== Directions ==
Look through the listing and locate every line containing the word "seaborn"; copy those lines.

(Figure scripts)
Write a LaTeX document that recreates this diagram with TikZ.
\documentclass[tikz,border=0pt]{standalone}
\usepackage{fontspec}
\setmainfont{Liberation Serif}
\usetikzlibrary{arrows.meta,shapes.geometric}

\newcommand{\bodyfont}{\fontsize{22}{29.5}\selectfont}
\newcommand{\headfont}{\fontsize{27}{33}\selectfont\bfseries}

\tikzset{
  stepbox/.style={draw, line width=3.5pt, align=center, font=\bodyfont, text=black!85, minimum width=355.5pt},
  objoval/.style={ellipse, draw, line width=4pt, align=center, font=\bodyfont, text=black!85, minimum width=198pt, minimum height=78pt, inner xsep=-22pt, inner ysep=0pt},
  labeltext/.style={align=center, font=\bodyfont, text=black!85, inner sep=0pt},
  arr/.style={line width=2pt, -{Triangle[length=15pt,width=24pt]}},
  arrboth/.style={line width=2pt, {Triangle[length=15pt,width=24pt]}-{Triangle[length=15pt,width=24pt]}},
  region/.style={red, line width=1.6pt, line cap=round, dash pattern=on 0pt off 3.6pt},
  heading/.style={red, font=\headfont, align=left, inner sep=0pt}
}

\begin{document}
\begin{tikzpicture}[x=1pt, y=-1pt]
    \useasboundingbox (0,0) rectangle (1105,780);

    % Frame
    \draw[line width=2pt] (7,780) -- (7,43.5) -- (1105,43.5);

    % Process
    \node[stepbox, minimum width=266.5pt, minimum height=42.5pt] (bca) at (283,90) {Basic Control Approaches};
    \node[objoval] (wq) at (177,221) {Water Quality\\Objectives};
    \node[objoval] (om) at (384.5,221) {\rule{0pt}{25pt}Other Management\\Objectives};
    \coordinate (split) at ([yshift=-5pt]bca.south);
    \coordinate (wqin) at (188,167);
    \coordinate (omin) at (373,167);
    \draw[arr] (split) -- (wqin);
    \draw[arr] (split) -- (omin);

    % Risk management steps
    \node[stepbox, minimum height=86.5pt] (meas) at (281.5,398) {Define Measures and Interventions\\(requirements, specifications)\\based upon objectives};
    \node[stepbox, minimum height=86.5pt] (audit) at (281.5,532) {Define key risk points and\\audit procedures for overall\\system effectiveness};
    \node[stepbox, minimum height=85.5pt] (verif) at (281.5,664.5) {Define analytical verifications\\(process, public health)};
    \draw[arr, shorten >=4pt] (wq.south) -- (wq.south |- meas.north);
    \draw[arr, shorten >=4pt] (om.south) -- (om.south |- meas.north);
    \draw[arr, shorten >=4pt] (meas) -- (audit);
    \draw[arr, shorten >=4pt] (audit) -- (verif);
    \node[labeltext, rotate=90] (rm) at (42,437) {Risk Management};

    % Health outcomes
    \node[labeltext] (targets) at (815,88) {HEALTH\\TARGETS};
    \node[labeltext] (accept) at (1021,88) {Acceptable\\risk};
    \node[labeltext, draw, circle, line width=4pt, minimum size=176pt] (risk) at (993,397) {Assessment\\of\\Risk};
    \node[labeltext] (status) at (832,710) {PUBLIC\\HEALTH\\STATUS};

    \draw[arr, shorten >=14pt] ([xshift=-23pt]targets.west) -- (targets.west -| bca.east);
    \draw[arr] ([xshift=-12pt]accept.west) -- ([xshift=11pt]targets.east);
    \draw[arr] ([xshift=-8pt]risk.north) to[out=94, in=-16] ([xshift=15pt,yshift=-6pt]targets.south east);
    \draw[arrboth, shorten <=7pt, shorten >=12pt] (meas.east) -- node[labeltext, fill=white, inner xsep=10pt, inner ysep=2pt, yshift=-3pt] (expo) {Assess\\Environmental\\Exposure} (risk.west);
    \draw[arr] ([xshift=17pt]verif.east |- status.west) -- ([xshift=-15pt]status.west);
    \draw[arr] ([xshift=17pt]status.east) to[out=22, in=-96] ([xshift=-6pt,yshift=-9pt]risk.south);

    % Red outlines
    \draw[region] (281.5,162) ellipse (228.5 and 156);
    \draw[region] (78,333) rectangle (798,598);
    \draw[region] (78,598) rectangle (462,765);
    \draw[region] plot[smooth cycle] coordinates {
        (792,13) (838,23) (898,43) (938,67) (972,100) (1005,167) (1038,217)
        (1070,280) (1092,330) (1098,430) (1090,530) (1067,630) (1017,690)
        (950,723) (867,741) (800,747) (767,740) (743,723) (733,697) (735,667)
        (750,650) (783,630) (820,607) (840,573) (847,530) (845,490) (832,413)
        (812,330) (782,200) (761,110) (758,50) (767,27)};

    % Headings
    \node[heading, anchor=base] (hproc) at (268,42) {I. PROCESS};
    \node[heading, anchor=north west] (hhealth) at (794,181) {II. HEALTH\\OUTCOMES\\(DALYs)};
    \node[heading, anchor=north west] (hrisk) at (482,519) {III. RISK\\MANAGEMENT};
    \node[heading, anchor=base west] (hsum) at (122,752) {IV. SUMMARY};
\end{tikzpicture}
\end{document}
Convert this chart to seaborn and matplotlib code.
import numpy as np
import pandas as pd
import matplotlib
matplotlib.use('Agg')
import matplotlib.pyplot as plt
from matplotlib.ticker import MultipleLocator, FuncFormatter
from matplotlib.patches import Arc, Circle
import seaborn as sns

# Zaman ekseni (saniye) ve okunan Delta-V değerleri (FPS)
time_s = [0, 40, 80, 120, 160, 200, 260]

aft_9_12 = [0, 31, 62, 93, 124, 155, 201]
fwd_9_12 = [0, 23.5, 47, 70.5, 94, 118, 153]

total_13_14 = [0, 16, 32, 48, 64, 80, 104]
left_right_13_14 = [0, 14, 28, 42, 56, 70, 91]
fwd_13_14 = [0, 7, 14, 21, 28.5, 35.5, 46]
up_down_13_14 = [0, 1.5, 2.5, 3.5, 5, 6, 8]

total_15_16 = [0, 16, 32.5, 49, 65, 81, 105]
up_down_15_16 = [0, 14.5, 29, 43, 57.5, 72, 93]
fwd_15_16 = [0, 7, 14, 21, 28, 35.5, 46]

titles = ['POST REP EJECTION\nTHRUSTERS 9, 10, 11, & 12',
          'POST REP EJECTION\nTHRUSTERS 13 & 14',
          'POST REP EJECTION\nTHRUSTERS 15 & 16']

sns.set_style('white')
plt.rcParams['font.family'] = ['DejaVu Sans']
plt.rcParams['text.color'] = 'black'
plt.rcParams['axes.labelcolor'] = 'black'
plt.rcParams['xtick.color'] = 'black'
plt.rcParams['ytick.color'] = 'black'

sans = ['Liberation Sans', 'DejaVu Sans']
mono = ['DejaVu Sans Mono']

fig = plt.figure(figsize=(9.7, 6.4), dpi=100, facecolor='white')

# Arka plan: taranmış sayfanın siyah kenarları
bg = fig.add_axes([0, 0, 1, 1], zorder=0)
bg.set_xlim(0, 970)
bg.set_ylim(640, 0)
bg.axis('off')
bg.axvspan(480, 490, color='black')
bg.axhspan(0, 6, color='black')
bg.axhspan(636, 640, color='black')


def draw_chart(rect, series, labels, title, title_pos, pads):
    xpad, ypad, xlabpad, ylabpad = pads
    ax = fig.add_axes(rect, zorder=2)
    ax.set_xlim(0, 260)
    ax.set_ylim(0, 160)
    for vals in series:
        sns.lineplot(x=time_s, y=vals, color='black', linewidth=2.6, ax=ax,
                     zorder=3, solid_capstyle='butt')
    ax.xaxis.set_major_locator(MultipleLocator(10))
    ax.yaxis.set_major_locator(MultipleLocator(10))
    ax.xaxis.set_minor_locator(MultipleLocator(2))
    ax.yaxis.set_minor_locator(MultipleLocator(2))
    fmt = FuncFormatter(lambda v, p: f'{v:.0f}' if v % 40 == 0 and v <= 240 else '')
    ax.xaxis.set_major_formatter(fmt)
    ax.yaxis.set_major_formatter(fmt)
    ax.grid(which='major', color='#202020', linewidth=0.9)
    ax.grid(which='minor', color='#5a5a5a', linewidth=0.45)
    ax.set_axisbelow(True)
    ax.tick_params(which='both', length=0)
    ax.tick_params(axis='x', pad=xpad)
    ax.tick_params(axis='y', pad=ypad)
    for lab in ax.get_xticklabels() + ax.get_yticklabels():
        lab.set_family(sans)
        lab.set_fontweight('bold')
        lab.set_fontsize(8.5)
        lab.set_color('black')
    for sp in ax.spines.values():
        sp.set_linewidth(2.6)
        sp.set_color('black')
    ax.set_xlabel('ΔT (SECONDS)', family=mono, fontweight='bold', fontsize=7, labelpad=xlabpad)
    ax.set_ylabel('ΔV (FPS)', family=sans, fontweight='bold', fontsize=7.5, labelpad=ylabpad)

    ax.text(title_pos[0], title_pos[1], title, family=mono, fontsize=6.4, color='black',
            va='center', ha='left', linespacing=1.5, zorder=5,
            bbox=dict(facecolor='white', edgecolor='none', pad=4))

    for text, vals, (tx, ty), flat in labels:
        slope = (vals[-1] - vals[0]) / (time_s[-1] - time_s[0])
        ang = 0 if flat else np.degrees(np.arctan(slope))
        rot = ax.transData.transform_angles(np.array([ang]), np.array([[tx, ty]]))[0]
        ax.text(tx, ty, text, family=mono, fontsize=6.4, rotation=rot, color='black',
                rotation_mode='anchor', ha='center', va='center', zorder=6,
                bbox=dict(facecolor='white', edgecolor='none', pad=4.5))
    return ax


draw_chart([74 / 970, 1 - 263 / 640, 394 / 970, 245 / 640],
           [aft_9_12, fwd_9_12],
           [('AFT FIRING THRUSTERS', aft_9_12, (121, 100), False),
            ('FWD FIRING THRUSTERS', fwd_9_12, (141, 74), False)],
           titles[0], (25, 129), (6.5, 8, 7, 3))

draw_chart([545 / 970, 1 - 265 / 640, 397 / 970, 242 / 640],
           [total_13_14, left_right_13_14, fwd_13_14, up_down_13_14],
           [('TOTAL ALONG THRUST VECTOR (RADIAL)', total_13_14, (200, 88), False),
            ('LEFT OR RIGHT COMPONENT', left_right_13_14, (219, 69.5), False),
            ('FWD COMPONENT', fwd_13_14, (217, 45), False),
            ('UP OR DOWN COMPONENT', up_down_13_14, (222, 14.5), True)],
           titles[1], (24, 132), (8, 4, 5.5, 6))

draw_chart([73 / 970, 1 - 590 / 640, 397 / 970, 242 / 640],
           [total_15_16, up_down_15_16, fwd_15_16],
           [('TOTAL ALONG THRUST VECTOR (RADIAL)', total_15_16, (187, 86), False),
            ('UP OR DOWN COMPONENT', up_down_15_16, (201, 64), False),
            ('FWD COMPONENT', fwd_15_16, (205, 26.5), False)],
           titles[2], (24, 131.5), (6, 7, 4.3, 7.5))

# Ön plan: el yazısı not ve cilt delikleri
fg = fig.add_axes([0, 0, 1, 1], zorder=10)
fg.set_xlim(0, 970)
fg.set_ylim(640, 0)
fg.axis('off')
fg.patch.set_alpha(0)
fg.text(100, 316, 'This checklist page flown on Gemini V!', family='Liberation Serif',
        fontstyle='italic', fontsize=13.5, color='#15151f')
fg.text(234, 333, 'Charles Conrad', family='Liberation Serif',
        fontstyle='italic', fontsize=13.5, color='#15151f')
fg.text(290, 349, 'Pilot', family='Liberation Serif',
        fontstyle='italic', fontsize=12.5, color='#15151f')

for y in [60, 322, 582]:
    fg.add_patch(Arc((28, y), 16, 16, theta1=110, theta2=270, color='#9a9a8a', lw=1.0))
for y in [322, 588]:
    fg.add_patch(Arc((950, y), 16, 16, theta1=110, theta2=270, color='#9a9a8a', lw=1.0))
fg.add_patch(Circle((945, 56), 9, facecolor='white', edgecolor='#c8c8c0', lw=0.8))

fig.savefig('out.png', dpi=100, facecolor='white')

== Written response ==
Convert this chart to seaborn and matplotlib code.
import seaborn as sns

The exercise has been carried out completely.